From the entries that follow, extract each line holding the string "with".

-- start of Rows --

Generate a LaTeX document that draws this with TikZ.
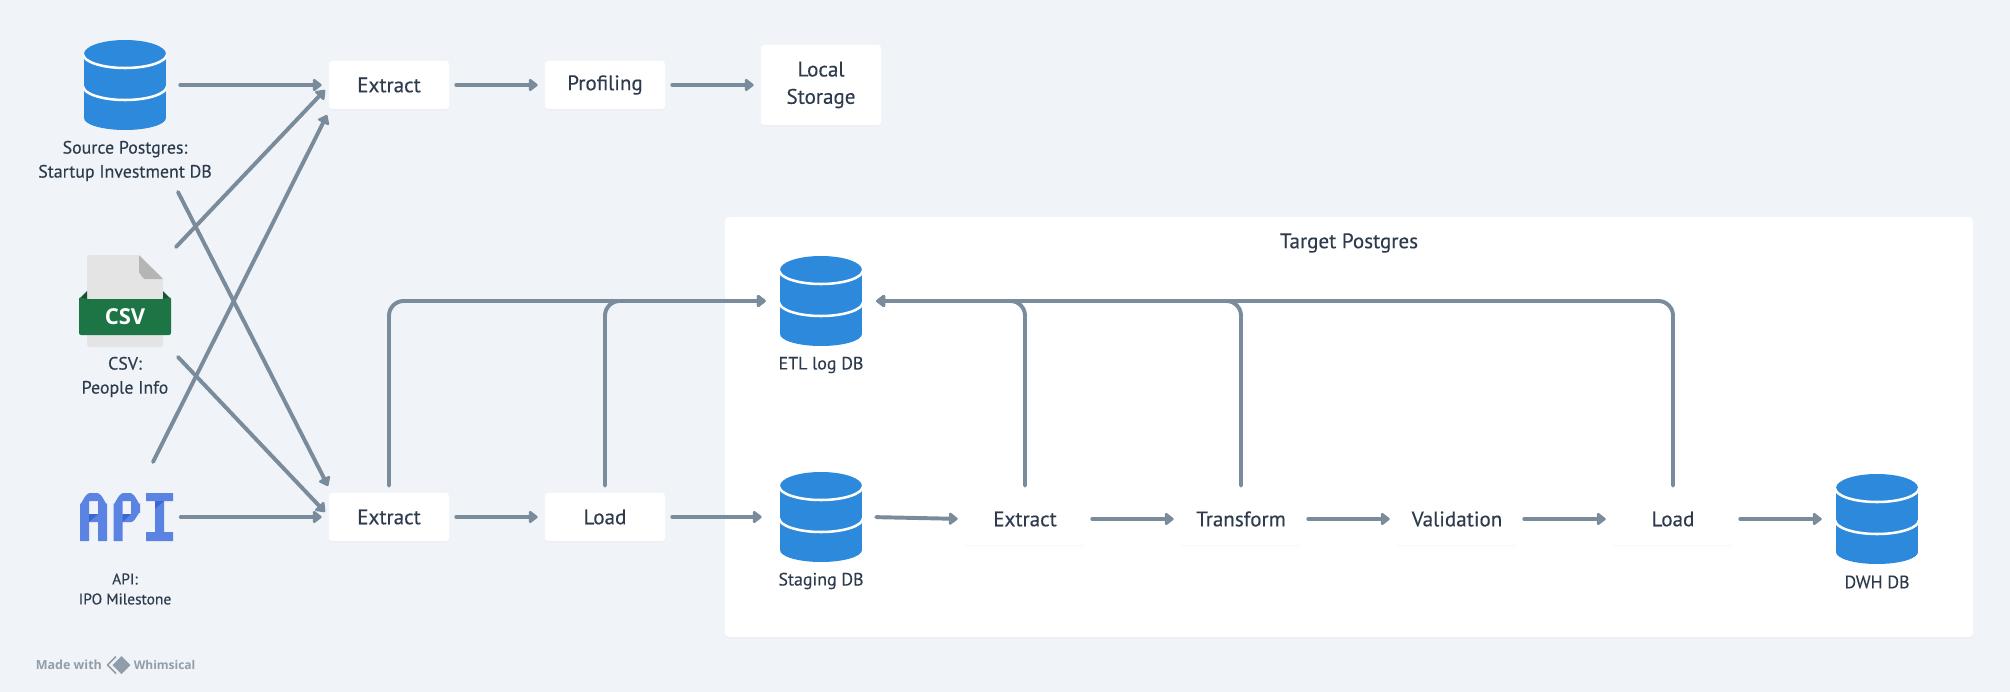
\documentclass[tikz,border=0pt]{standalone}
\usepackage{fontspec}
\setmainfont{PT Sans}[FakeBold=0.22]
\newfontfamily\boldf{Open Sans}
\usetikzlibrary{arrows.meta,shadows}
\definecolor{bgc}{HTML}{F0F4F8}
\definecolor{linec}{HTML}{7A8B9B}
\definecolor{textc}{HTML}{2D3B4D}
\definecolor{dbc}{HTML}{2D89DC}
\definecolor{apic}{HTML}{5B84E2}
\definecolor{apid}{HTML}{3B66D6}
\definecolor{csvg}{HTML}{1D7546}
\definecolor{csvd}{HTML}{14532F}
\definecolor{paper}{HTML}{E4E4E4}
\definecolor{foldc}{HTML}{B5B5B5}
\definecolor{wm}{HTML}{919DA9}
\def\px{0.75pt}
\tikzset{
  x=0.75pt,y=-0.75pt,
  softshadow/.style={drop shadow={shadow xshift=0pt,shadow yshift=-1.2pt,opacity=.02,fill=black}},
  procbox/.style={rectangle,rounded corners=2.2pt,fill=white,softshadow,minimum width=120*\px,minimum height=48*\px,inner sep=0pt,text=textc,align=center,font=\fontsize{15.8pt}{20.5pt}\selectfont},
  innerbox/.style={procbox,minimum height=52*\px},
  localbox/.style={procbox,minimum height=80*\px},
  panel/.style={rectangle,rounded corners=3pt,fill=white,softshadow,inner sep=0pt},
  dbholder/.style={rectangle,inner sep=0pt,minimum width=96*\px,minimum height=90*\px},
  iconholder/.style={rectangle,inner sep=0pt},
  lbl/.style={inner sep=0pt,text=textc,align=center,font=\fontsize{13.4pt}{18pt}\selectfont},
  titlelbl/.style={lbl,font=\fontsize{15.8pt}{18pt}\selectfont},
  apilbl/.style={inner sep=0pt,text=textc,align=center,font=\fontsize{11.6pt}{15pt}\selectfont},
  tip/.style={-{Triangle[length=7.2pt,width=10.5pt,round]}},
  diag/.style={line width=2.95pt,draw=linec,line cap=round,tip},
  conn/.style={diag,shorten <=5.25pt,shorten >=5.25pt},
  elbow/.style={conn,rounded corners=11pt},
  dbicon/.pic={
    \begin{scope}
      \clip (-41,-31) -- (-41,33) arc[start angle=180,end angle=0,x radius=41,y radius=12] -- (41,-31) arc[start angle=0,end angle=-180,x radius=41,y radius=14] -- cycle;
      \fill[dbc] (-41,-31) -- (-41,33) arc[start angle=180,end angle=0,x radius=41,y radius=12] -- (41,-31) arc[start angle=0,end angle=-180,x radius=41,y radius=14] -- cycle;
      \draw[white,line width=1.9pt] (-42,-31) arc[start angle=180,end angle=0,x radius=42,y radius=14];
      \draw[white,line width=1.9pt] (-42,1) arc[start angle=180,end angle=0,x radius=42,y radius=14];
    \end{scope}
  }
}
\begin{document}
\begin{tikzpicture}
\fill[bgc] (0,0) rectangle (2010,692);
\useasboundingbox (0,0) rectangle (2010,692);

% panel
\node[panel,minimum width=1248*\px,minimum height=420*\px] (tp) at (1349,427) {};
\node[titlelbl] (tpl) at (1349,243) {Target Postgres};

% top row
\node[procbox] (ex1) at (389,85) {Extract};
\node[procbox] (prof) at (605,85) {Profiling};
\node[localbox] (ls) at (821,85) {Local\\Storage};

% lower row
\node[procbox] (ex2) at (389,517) {Extract};
\node[procbox] (ld1) at (605,517) {Load};
\node[innerbox] (ex3) at (1025,519) {Extract};
\node[innerbox] (tr) at (1241,519) {Transform};
\node[innerbox] (val) at (1457,519) {Validation};
\node[innerbox] (ld2) at (1673,519) {Load};

% databases
\node[dbholder] (src) at (125,85) {};
\pic at (src.center) {dbicon};
\node[lbl] (srcl) at (125,161) {Source Postgres:\\Startup Investment DB};
\node[dbholder] (etl) at (821,301) {};
\pic at (etl.center) {dbicon};
\node[lbl] (etll) at (821,365) {ETL log DB};
\node[dbholder] (stg) at (821,517) {};
\pic at (stg.center) {dbicon};
\node[lbl] (stgl) at (821,581) {Staging DB};
\node[dbholder] (dwh) at (1877,519) {};
\pic at (dwh.center) {dbicon};
\node[lbl] (dwhl) at (1877,582) {DWH DB};

% CSV icon
\node[iconholder,minimum width=92*\px,minimum height=92*\px] (csv) at (125,301) {};
\fill[paper,rounded corners=2pt] (87,299) -- (87,255) -- (139,255) -- (163,279) -- (163,347) -- (87,347) -- cycle;
\fill[foldc] (139,255) -- (163,279) -- (145,279) to[out=180,in=90] (139,273) -- cycle;
\fill[csvd] (79,299) -- (87,291) -- (87,299) -- cycle;
\fill[csvd] (171,299) -- (163,291) -- (163,299) -- cycle;
\fill[csvg,rounded corners=1.5pt] (79,297) -- (79,335) -- (171,335) -- (171,297) -- (163,299) -- (87,299) -- cycle;
\node[inner sep=0pt,text=white,font=\boldf\bfseries\fontsize{16.5pt}{18pt}\selectfont] (csvt) at (125,316.5) {CSV};
\node[lbl] (csvl) at (125,377) {CSV:\\People Info};

% API icon
\node[iconholder,minimum width=94*\px,minimum height=48*\px] (api) at (126.5,517) {};
\fill[apic,even odd rule] (80,541) -- (80,503) to[out=-90,in=180] (90,493) -- (97,493) to[out=0,in=-90] (107,503) -- (107,541) -- (98,541) -- (98,522) -- (89,522) -- (89,541) -- cycle
  (89,501) -- (89,514) -- (98,514) -- (98,501) -- cycle;
\fill[apic,even odd rule] (113.5,541) -- (113.5,503) to[out=-90,in=180] (123.5,493) -- (130,493) to[out=0,in=-90] (140,503) -- (140,513) to[out=90,in=0] (131,522) -- (122.5,522) -- (122.5,541) -- cycle
  (122.5,501) -- (122.5,514) -- (131,514) -- (131,501) -- cycle;
\fill[apic] (146,493) -- (173,493) -- (173,501) -- (164,501) -- (164,532) -- (173,532) -- (173,541) -- (146,541) -- (146,532) -- (155,532) -- (155,501) -- (146,501) -- cycle;
\fill[apid] (89,514) -- (98,514) -- (89,522) -- cycle;
\fill[apid] (122.5,514) -- (131,514) -- (122.5,522) -- cycle;
\fill[apid] (155,501) -- (164,501) -- (155,509) -- cycle;
\node[apilbl] (apil) at (125,589) {API:\\IPO Milestone};

% watermark
\node[inner sep=0pt,text=wm,font=\boldf\bfseries\fontsize{9.4pt}{11pt}\selectfont,anchor=west] (wm1) at (35.5,665) {Made with};
\node[iconholder,minimum width=24*\px,minimum height=18*\px] (logo) at (118.5,665) {};
\draw[wm,line width=1.1pt,line join=round] (116,656.5) -- (107.5,665) -- (116,673.5);
\fill[wm] (121.5,656) -- (130.5,665) -- (121.5,674) -- (112.5,665) -- cycle;
\node[inner sep=0pt,text=wm,font=\boldf\bfseries\fontsize{9pt}{11pt}\selectfont,anchor=west] (wm2) at (133.5,665) {Whimsical};

% connectors top
\draw[conn] (src.east) -- (ex1.west);
\draw[conn] (ex1) -- (prof);
\draw[conn] (prof) -- (ls);

% diagonals
\draw[diag] ([shift={(51,-54)}]csv.center) -- ([shift={(-64,5)}]ex1.center);
\draw[diag] ([shift={(26.5,-55)}]api.center) -- ([shift={(-62,30)}]ex1.center);
\draw[diag] ([shift={(53,31)}]srcl.center) -- ([shift={(-61,-31)}]ex2.center);
\draw[diag] ([shift={(53,-20)}]csvl.center) -- ([shift={(-64,-5)}]ex2.center);
\draw[conn] (api.east) -- (ex2.west);

% lower row
\draw[conn] (ex2) -- (ld1);
\draw[diag,shorten <=5.25pt,shorten >=8.25pt] (ld1.east) -- (stg.west);
\draw[conn] (stg.east) -- (ex3.west);
\draw[conn] (ex3) -- (tr);
\draw[conn] (tr) -- (val);
\draw[conn] (val) -- (ld2);
\draw[conn] (ld2.east) -- (dwh.west);

% log lines
\draw[elbow] (ex2.north) |- (etl.west);
\draw[elbow] (ld1.north) |- (etl.west);
\draw[elbow] (ex3.north) |- (etl.east);
\draw[elbow] (tr.north) |- (etl.east);
\draw[elbow] (ld2.north) |- (etl.east);
\end{tikzpicture}
\end{document}
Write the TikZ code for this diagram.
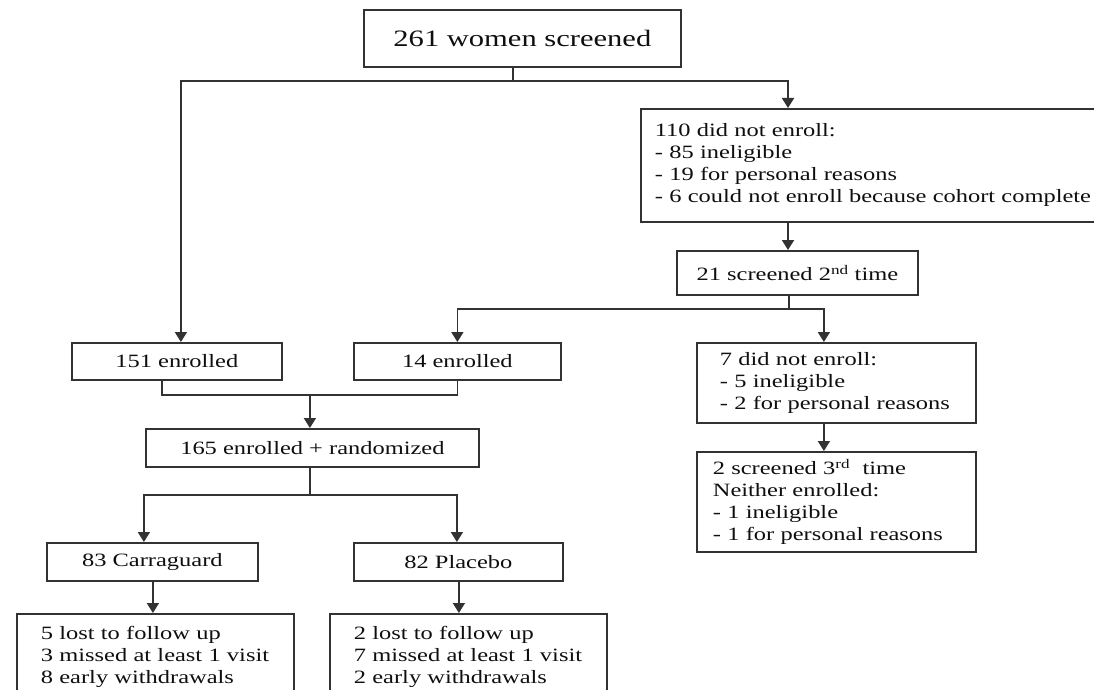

-- end of Rows --

* _Answer to this task_:
Generate a LaTeX document that draws this with TikZ.
\node[inner sep=0pt,text=wm,font=\boldf\bfseries\fontsize{9.4pt}{11pt}\selectfont,anchor=west] (wm1) at (35.5,665) {Made with};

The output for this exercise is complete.